LA CRISE AGRICOLE EN ESPAGNE
Villageois andalous désertant
les campagnes
Une crise agricole des plus graves sévit depuis plusieurs mois dans
les provinces du Sud et du Sud-Est de l'Espagne. Déjà, en
mai dernier, le Petit Journal en avait signalé les premières
manifestations. La sécheresse persistante, disait-il, a rendu inutiles
les travaux de la campagne, en détruisant presque entièrement
la récolte des vins et des oranges, qui, on le sait, constitue la
principale richesse de l'Andalousie, de Valence et d'Alicante. Dans les
gouvernements de Jaen, Séville, Cadix, Malaga, Xérès,
Cordoue, des millions de paysans sont sans ouvrage. Des bandes affamées
parcourent les villes et les villages, molestant les propriétaires,
assiégeant les municipalités qui ont, pour la plupart, vidé
jusqu'au dernier sou, entre les mains des misérables, leur caisse
de secours. Des délégations se succèdent aux palais
des gouverneurs, réclamant, tantôt avec angoisse, tantôt
même sur un ton comminatoire, du travail et du pain.
Depuis trois mois, en dépit de tous les efforts, cette situation
s'est encore aggravée, et les populations rurales d'Andalousie sont
en ce moment plongées dans la plus profonde misère.
A Osuna, Moron, Lebrija, Carmona, Ecija et autres points moins importants,
où les travaux des champs constituent les seuls moyens d'existence
des habitants, des milliers d'infortunés, exténués
par la misère et la faim, parcourent les routes, implorant la charité,
quand ils ne s'emparent pas violemment du bien d'autrui. A Utrera, on a
déjà passé aux voies de fait. Les autorités
sont impuissantes et assistent à l'assaut des marchés, épiceries
et boulangeries, où des gens absolument affamés s'emparent
des provisions de toutes sortes qui leur tombent sous la main et les ingurgitent
comme de véritables gloutons.
Dans les campagnes règne un silence de mort, les populations refluant
vers le centre des villages. La terre, sèche, dure, brûlée
par les rayons avides du soleil, ne produit plus rien, car elle ne peut
être travaillée, et le fer de la charrue ne brille plus depuis
longtemps. Partout un silence lugubre, pas l'ombre d'un être humain.
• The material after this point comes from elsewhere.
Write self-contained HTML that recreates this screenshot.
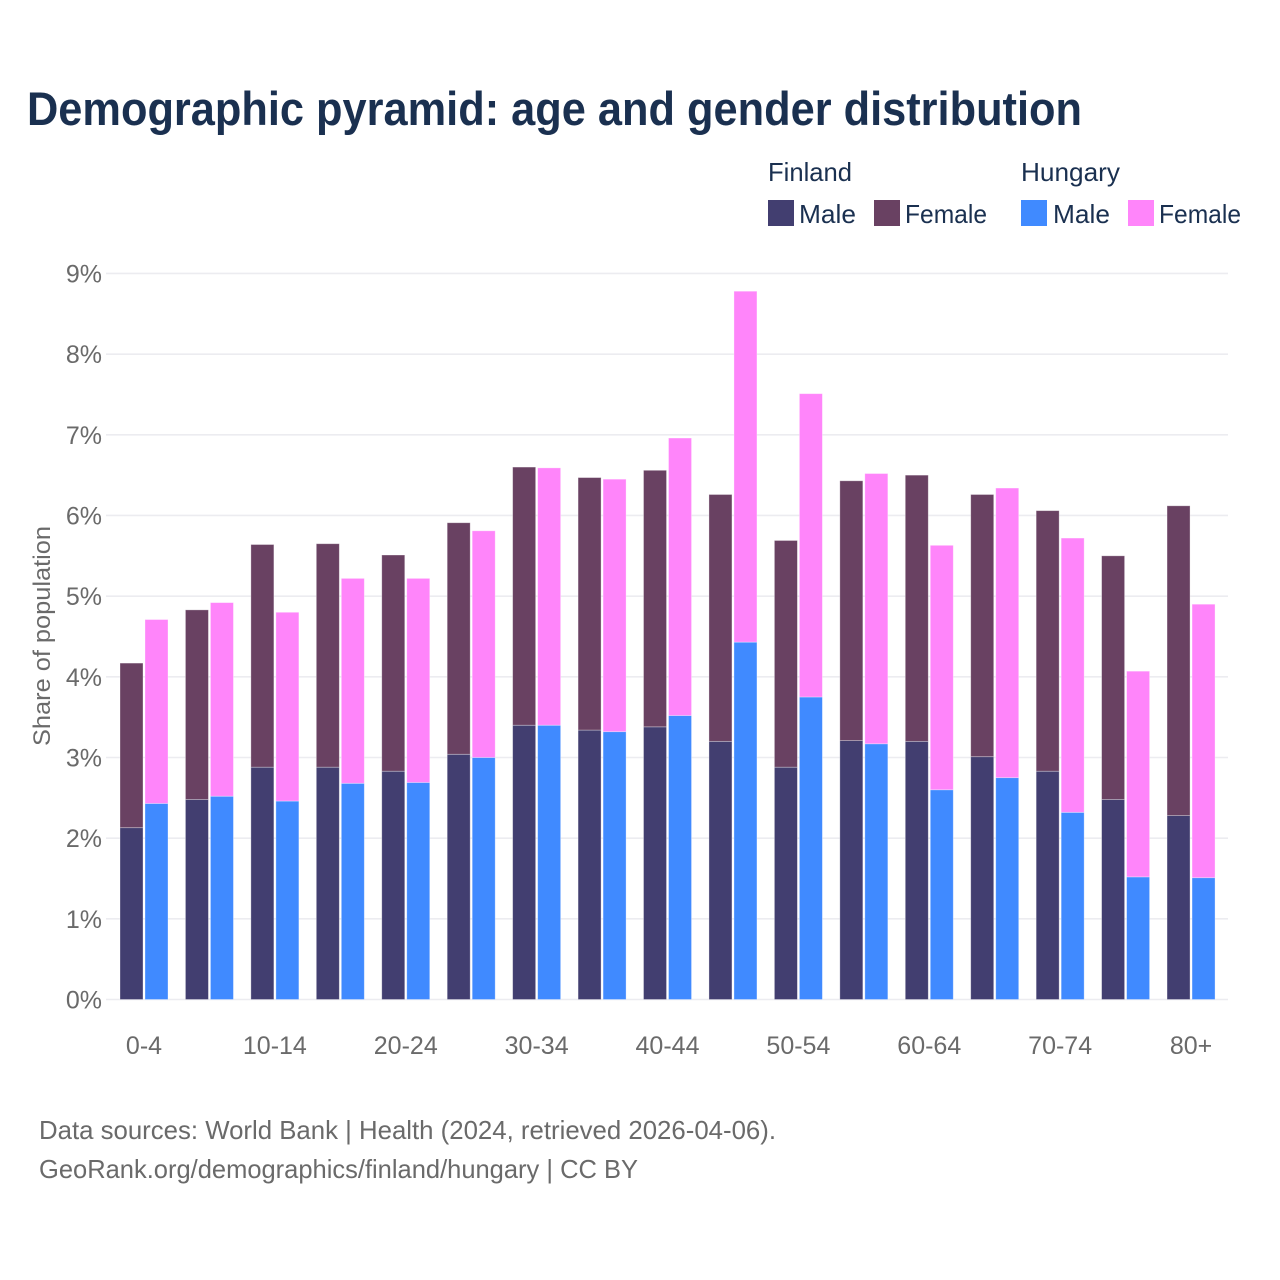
<!DOCTYPE html>
<html lang="en">
<head>
<meta charset="utf-8">
<title>Demographic pyramid</title>
<style>
html,body{margin:0;padding:0;background:#fff;width:1280px;height:1280px;overflow:hidden}
svg{display:block}
text{font-family:"Liberation Sans",sans-serif}
</style>
</head>
<body>
<svg id="chart" xmlns="http://www.w3.org/2000/svg" width="1280" height="1280" viewBox="0 0 1280 1280">
  <rect x="0" y="0" width="1280" height="1280" fill="#fff"/>
  <text x="27" y="125" font-size="47" font-weight="700" fill="#1a3050" textLength="1055" lengthAdjust="spacingAndGlyphs">Demographic pyramid: age and gender distribution</text>

  <g font-size="26" fill="#1a3050">
    <text x="768" y="181" textLength="84" lengthAdjust="spacingAndGlyphs">Finland</text>
    <text x="1021" y="181" textLength="99" lengthAdjust="spacingAndGlyphs">Hungary</text>
    <rect x="768" y="200" width="26" height="26" fill="#423e70"/>
    <text x="799" y="223" textLength="57" lengthAdjust="spacingAndGlyphs">Male</text>
    <rect x="874" y="200" width="26" height="26" fill="#694162"/>
    <text x="905" y="223" textLength="82" lengthAdjust="spacingAndGlyphs">Female</text>
    <rect x="1021" y="200" width="26" height="26" fill="#408aff"/>
    <text x="1053" y="223" textLength="57" lengthAdjust="spacingAndGlyphs">Male</text>
    <rect x="1128" y="200" width="26" height="26" fill="#ff85fa"/>
    <text x="1159" y="223" textLength="82" lengthAdjust="spacingAndGlyphs">Female</text>
  </g>

  <g id="grid"></g>
  <g id="bars"></g>
  <g id="y-ticks"></g>
  <g id="x-ticks"></g>

  <text transform="translate(50 636) rotate(-90)" text-anchor="middle" font-size="24" fill="#6a6a6a" textLength="220" lengthAdjust="spacingAndGlyphs">Share of population</text>

  <text x="39" y="1139" font-size="26" fill="#6a6a6a" textLength="737" lengthAdjust="spacingAndGlyphs">Data sources: World Bank | Health (2024, retrieved 2026-04-06).</text>
  <text x="39" y="1178" font-size="26" fill="#6a6a6a" textLength="599" lengthAdjust="spacingAndGlyphs">GeoRank.org/demographics/finland/hungary | CC BY</text>
</svg>
<script>
const categories = ["0-4","5-9","10-14","15-19","20-24","25-29","30-34","35-39","40-44","45-49","50-54","55-59","60-64","65-69","70-74","75-79","80+"];
const finlandMale = [2.13,2.48,2.88,2.88,2.83,3.04,3.40,3.34,3.38,3.20,2.88,3.21,3.20,3.01,2.83,2.48,2.28];
const finlandFemale = [2.04,2.35,2.76,2.77,2.68,2.87,3.20,3.13,3.18,3.06,2.81,3.22,3.30,3.25,3.23,3.02,3.84];
const hungaryMale = [2.43,2.52,2.46,2.68,2.69,3.00,3.40,3.32,3.52,4.43,3.75,3.17,2.60,2.75,2.32,1.52,1.51];
const hungaryFemale = [2.28,2.40,2.34,2.54,2.53,2.81,3.19,3.13,3.44,4.35,3.76,3.35,3.03,3.59,3.40,2.55,3.39];
const yTicks = [0,1,2,3,4,5,6,7,8,9];
const xTickEvery = 2;

const NS = "http://www.w3.org/2000/svg";
const y = v => 999.5 - v * 80.67;
const groupX = i => 144 + i * 65.44;
const BAR_W = 23;
const BAR_GAP = 2;

function make(tag, parent, attrs) {
  const el = document.createElementNS(NS, tag);
  for (const k in attrs) el.setAttribute(k, attrs[k]);
  parent.appendChild(el);
  return el;
}

const gridG = document.getElementById("grid");
const yG = document.getElementById("y-ticks");
yTicks.forEach(t => {
  const line = make("line", gridG, {x1: 106, x2: 1228, y1: y(t), y2: y(t), stroke: "#ececf0", "stroke-width": 1.6});
  
  
  const label = make("text", yG, {x: 102, y: y(t) + 9, "text-anchor": "end", "font-size": 25, fill: "#6a6a6a"});
  label.textContent = t + "%";
  
  
});

const xG = document.getElementById("x-ticks");
categories.forEach((c, i) => {
  if (i % xTickEvery !== 0) return;
  const label = make("text", xG, {x: groupX(i), y: 1054, "text-anchor": "middle", "font-size": 25, fill: "#6a6a6a"});
  label.textContent = c;
  
  
});

const barsG = document.getElementById("bars");
function bar(x, v0, v1, fill) {
  const r = make("rect", barsG, {
    x: x, y: y(v1), width: BAR_W, height: y(v0) - y(v1),
    fill: fill, stroke: "#fff", "stroke-opacity": 0.4, "stroke-width": 0.8
  });
  return r;
}
categories.forEach((c, i) => {
  const xF = groupX(i) - BAR_W - BAR_GAP / 2;
  const xH = groupX(i) + BAR_GAP / 2;

  const fm = bar(xF, 0, finlandMale[i], "#423e70");
  
  

  const ff = bar(xF, finlandMale[i], finlandMale[i] + finlandFemale[i], "#694162");
  
  

  const hm = bar(xH, 0, hungaryMale[i], "#408aff");
  
  

  const hf = bar(xH, hungaryMale[i], hungaryMale[i] + hungaryFemale[i], "#ff85fa");
  
  
});
</script>
</body>
</html>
L'Andalousie n'est plus qu'un désert...
Des ouvriers des champs s'emparent, pendant la nuit, de troupeaux de brebis
qu'ils tuent pour se nourrir malgré tous les efforts des autorités,
impuissantes à empêcher ces vols.
Beaucoup d'ouvriers se nourrissent uniquement de fruits de cactus, qui abondent
dans quelques régions.
La gendarmerie poursuit activement les ouvriers qui s'emparent du bétail
; mais, lorsqu'elle en saisit un, tous les autres accourent, et tous se
déclarent coupables.
Ceux qui sont incarcérés se montrent satisfaits, car ils ont,
disent-ils, leur nourriture assurée.
***
Le gouvernement espagnol s'applique cependant à remédier à
cette terrible crise agraire.
Le comte de Romanones, ministre de l'agriculture, reprenant le projet de
M. Villanueva, va inaugurer l'enseignement agricole ambulant.
Des conférences agricoles vont être faites dans la péninsule
par des professeurs nomades.
Les directeurs des instituts ethnologiques de Ciudad-Real et de Haro ont
mission de faire les premières conférences de ce genre dans
les provinces de la Mancha et de la Rioja.
Vu le grand nombre d'illettrés que comptent les populations rurales,
il est doublement nécessaire que les progrès de la science
agricole soient exposés de vive voix et que ces conférences
soient suivies de travaux pratiques destinés à corroborer
les explications fournies aux propriétaires et aux ouvriers de la
campagne pour combattre l'ignorance et la routine dans lesquelles croupit
l'agriculture en Espagne.
On sait que les conférences agricoles ambulantes ont eu une heureuse
influence sur le développement de l'agriculture en Italie. Il est
à souhaiter qu'il en soit de même en Espagne.